S-corporations are pass-through entities. This means that all of the income is passed through to the owners or shareholders. This also means that the s corporation itself is not subject to federal income tax. Rather, shareholders will be taxed on their own dividends from the total income.
By being able to work with the benefits of being a corporation, and combining that with the benefits of an s-corp, it can provide the opportunity for a greater amount of profit. Despite this, there are various rules that a corporation must adhere to, should they want to qualify for s corporation status.
What is the Difference Between S Corporations and C Corporations?
S-corporations differ from C-corporations in that they receive more tax benefits. S corps are considered a “flow-through tax entity”. This is similar to a sole proprietorship, partnership, or LLC.
As a flow-through tax entity, the profits and losses of an S-corporation are given straight to the shareholders. This is then declared on those shareholder’s personal tax returns, rather than through the corporation.

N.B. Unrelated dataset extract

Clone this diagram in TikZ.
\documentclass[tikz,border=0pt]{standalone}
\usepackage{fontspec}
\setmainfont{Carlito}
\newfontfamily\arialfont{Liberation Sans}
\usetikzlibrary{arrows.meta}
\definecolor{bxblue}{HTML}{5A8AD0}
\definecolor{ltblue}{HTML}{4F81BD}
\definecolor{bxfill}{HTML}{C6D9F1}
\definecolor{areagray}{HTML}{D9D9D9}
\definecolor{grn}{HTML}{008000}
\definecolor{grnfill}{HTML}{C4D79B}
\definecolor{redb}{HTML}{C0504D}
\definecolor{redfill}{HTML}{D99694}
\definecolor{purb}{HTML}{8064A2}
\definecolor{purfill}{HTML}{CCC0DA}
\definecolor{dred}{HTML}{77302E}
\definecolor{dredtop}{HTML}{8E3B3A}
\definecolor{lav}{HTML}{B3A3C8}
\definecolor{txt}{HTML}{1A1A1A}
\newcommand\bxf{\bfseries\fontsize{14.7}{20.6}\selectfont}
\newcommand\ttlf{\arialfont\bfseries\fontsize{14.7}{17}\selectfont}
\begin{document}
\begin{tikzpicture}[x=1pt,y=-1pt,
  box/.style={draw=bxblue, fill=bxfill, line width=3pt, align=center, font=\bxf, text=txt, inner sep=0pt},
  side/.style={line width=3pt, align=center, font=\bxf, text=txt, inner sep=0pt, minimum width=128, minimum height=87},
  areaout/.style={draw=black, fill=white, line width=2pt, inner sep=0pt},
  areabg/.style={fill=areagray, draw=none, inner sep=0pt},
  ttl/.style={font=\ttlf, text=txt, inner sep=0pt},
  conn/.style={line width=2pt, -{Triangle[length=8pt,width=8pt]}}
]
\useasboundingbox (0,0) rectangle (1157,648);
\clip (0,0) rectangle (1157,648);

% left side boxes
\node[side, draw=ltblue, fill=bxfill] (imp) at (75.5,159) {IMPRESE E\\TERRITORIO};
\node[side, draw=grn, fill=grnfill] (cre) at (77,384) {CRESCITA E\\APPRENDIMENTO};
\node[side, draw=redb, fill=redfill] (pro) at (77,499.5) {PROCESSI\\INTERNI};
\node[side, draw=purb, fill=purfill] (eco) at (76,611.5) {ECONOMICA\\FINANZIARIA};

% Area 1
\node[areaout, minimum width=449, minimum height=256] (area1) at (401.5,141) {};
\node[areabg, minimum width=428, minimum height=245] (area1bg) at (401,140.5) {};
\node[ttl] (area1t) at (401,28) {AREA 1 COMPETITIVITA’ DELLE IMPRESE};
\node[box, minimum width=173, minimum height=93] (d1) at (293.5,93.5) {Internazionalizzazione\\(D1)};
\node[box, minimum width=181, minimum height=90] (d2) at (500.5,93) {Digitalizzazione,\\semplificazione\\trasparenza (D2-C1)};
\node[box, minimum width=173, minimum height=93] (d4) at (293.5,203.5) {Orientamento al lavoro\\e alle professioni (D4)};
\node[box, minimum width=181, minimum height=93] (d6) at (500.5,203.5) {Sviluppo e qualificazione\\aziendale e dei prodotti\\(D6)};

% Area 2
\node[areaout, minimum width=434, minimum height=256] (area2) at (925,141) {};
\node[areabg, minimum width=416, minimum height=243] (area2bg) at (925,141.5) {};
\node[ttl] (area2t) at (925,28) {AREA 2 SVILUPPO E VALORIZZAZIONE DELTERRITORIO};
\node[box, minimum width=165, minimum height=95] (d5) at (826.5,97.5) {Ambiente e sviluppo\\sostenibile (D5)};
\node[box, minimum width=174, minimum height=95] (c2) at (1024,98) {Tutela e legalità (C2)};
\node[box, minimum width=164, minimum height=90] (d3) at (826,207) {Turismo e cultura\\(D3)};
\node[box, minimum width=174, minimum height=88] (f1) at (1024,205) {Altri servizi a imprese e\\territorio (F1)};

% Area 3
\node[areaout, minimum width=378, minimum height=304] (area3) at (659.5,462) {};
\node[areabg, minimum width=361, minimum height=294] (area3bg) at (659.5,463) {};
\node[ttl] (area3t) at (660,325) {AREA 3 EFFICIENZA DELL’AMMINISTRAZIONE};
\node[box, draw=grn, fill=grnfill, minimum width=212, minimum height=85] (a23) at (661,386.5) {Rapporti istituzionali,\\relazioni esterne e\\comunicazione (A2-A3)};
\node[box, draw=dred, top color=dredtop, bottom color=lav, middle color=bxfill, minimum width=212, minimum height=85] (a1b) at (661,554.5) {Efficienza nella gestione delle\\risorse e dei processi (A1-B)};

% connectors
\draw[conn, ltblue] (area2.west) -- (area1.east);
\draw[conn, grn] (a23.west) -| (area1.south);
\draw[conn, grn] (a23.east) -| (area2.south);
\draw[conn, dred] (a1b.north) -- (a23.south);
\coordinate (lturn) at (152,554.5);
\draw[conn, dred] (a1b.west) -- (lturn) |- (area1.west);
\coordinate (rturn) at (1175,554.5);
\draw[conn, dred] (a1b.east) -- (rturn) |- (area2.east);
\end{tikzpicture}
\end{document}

Advantages and Disadvantages of an S Corp
Here are a few advantages and disadvantages of starting an S Corporation in Delaware.
- Limited liability
- No state residency requirements
- Pass-through taxation
- Privacy protection
- Income-splitting potential for shareholders and employees
- Shares are subject to seizure and sale in court proceedings
- Maximum of 100 shareholders
- All shareholders must be U.S residents
- Shareholders holding 2% or more of the company’s shares cannot receive tax-free benefits
- High-income shareholders will pay more taxes on their distributions
- Not suitable for estate planning vehicle
- Any mistake can revert the s corp back to c corp status, meaning double taxation
- Limited to one class of stock only
How is an S Corp Taxed?
When an S-Corp is taxed, it occurs as a pass-through entity. This means the company does not file and pay taxes. Instead, the owners must show the earnings on their personal return.
S Corp Taxations
There are two main forms of s corp taxations, these include:
- Payroll taxes
- Franchise Taxes
Payroll Taxes in Delaware
Payroll taxes in the state of Delaware are taxed on a sliding scale. For those who make $20,000-$25,000, the rate is 5.2%, while those who make $25,000-$60,000 are taxed at 5.55%, and those who make over $60,000 are taxed at a rate of 6.6%.

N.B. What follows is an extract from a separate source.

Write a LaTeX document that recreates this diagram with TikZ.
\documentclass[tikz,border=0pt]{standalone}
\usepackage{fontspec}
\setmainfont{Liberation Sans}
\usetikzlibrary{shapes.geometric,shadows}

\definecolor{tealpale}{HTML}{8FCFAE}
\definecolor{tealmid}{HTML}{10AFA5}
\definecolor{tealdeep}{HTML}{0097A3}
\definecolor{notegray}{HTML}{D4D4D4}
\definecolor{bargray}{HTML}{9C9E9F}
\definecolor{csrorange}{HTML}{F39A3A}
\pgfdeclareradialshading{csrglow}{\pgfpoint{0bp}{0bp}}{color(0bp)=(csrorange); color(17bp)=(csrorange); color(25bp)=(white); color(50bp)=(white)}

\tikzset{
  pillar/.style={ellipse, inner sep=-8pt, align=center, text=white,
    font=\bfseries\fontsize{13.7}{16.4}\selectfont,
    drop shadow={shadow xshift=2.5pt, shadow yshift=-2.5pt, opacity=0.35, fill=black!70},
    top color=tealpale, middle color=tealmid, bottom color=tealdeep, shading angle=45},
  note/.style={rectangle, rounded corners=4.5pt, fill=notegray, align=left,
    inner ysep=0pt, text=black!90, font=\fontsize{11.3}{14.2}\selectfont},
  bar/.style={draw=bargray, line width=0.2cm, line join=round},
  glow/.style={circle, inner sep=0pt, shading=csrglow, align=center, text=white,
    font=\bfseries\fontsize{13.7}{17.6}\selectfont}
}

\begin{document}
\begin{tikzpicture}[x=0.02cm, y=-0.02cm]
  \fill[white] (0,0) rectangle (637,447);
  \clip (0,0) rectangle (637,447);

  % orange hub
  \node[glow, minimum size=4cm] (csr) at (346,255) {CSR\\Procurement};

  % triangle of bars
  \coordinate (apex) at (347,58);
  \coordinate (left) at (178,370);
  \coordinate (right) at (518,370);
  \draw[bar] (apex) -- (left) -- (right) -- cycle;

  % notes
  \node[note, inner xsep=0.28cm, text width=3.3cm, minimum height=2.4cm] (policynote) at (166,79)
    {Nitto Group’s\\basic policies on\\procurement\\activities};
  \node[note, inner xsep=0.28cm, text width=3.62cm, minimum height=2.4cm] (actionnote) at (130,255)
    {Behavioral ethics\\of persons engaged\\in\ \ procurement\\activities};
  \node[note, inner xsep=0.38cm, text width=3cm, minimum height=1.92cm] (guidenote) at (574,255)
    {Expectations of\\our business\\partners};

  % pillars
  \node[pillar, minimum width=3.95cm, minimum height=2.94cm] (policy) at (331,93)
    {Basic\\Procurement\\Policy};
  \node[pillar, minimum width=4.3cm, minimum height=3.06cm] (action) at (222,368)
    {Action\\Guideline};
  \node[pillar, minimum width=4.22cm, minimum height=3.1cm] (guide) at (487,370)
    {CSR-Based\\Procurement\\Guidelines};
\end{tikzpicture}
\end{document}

Franchise Taxes in Delaware
Franchise taxes for a corporation in Delaware is based on the corporation type and the number of authorized shares the company has. The minimum tax is $175 for corporations using the Authorized Shares method, while the minimum tax is $400.00 for corporations using the Assumed Par Value Capital Method.
All corporations using either method will have a maximum tax of $200,000 unless they have been identified as a Large Corporate Filer. In this case, the tax may go as high as $250,000. Taxpayers owing $5,000.00 or more pay estimated taxes in quarterly installments with 40% due June 1, then 20% due by September 1, and 20% due by December 1. Anything left over will be due March 1.

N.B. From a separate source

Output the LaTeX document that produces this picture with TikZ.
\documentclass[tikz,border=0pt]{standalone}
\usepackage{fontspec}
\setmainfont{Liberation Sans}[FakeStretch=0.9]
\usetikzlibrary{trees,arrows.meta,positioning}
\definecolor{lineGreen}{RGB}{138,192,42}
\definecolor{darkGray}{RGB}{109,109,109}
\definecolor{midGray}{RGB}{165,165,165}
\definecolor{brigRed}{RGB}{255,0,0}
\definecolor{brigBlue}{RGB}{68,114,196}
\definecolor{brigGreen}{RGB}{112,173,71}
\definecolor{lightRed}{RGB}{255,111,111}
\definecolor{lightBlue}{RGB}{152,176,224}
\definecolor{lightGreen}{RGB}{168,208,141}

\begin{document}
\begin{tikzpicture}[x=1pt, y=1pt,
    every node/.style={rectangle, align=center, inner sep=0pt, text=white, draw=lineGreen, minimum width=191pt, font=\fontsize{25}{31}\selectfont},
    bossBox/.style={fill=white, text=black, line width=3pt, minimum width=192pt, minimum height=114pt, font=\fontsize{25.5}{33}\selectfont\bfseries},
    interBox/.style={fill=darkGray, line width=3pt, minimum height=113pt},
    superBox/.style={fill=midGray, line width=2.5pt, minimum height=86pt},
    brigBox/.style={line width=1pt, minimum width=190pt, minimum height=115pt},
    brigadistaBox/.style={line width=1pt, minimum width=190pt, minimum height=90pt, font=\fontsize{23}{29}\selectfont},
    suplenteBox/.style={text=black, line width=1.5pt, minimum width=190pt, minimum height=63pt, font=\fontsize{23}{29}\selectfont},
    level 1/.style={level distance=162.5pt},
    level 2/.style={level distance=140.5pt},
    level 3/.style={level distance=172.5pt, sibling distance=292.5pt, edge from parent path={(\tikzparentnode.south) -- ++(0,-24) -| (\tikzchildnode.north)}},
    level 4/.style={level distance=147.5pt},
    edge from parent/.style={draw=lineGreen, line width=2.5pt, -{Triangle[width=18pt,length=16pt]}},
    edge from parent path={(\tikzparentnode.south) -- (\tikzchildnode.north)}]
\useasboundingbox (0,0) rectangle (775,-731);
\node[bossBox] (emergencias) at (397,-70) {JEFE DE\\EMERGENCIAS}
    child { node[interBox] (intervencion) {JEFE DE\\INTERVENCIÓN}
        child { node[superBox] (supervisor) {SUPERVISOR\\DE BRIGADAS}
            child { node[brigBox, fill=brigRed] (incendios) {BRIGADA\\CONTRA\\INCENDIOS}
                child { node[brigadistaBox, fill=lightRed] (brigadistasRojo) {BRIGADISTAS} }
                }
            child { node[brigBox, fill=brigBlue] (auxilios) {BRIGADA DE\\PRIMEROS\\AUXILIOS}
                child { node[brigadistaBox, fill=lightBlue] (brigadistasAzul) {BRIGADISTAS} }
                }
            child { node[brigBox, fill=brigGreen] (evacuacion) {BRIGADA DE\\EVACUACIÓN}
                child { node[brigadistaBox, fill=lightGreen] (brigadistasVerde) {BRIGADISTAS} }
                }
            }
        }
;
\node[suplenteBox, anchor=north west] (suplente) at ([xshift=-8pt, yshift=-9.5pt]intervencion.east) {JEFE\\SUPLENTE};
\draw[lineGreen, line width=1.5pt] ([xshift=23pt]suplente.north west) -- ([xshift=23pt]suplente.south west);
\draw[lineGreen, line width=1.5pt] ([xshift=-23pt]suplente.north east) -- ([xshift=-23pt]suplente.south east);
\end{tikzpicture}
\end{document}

Is an S Corporation Right for You?
Corporations provide several advantages, such as the ability to provide preferred shares. Despite this, typically a corporation must pay its own taxes. This leads to double taxation. S-corps always avoid double taxation, which is one of the main benefits of forming.
Who Should Start a S Corporation?
S corps are typically best for any company that qualifies. In order to qualify for s corp status, your corporation must adhere to the following:
- Be a domestic corporation.
- Shareholders must be United States residents
- Have no more than 100 shareholders
- Have only one class of stock
Who Should NOT Start a S Corporation?
Although many corporations may benefit from passing income through to shareholders, it can be a disadvantage in some instances. If the business is profitable, then the shareholders will be required to pay income tax on their share of the profits. Sometimes though, even if that money is not distributed to them, they will still pay taxes. This is a major issue.
In a C-Corporation, profits can be used to expand the business. In this instance, shareholders are not required to pay taxes until distributions are made. Additionally, in an S-Corporation, fringe benefits may not be deductible as they would be in a C-Corporation. These losses may pass through to the shareholders, but they also may not be deductible.
Why would an LLC elect to be taxed as an S Corporation?
Because the LLC is most flexible in terms of taxation, an LLC is able to choose any tax election it wants. There are reasons why an LLC would choose to be taxed as an S corporation over other forms of taxation. Oftentimes, an S-Corp election provides the best tax savings.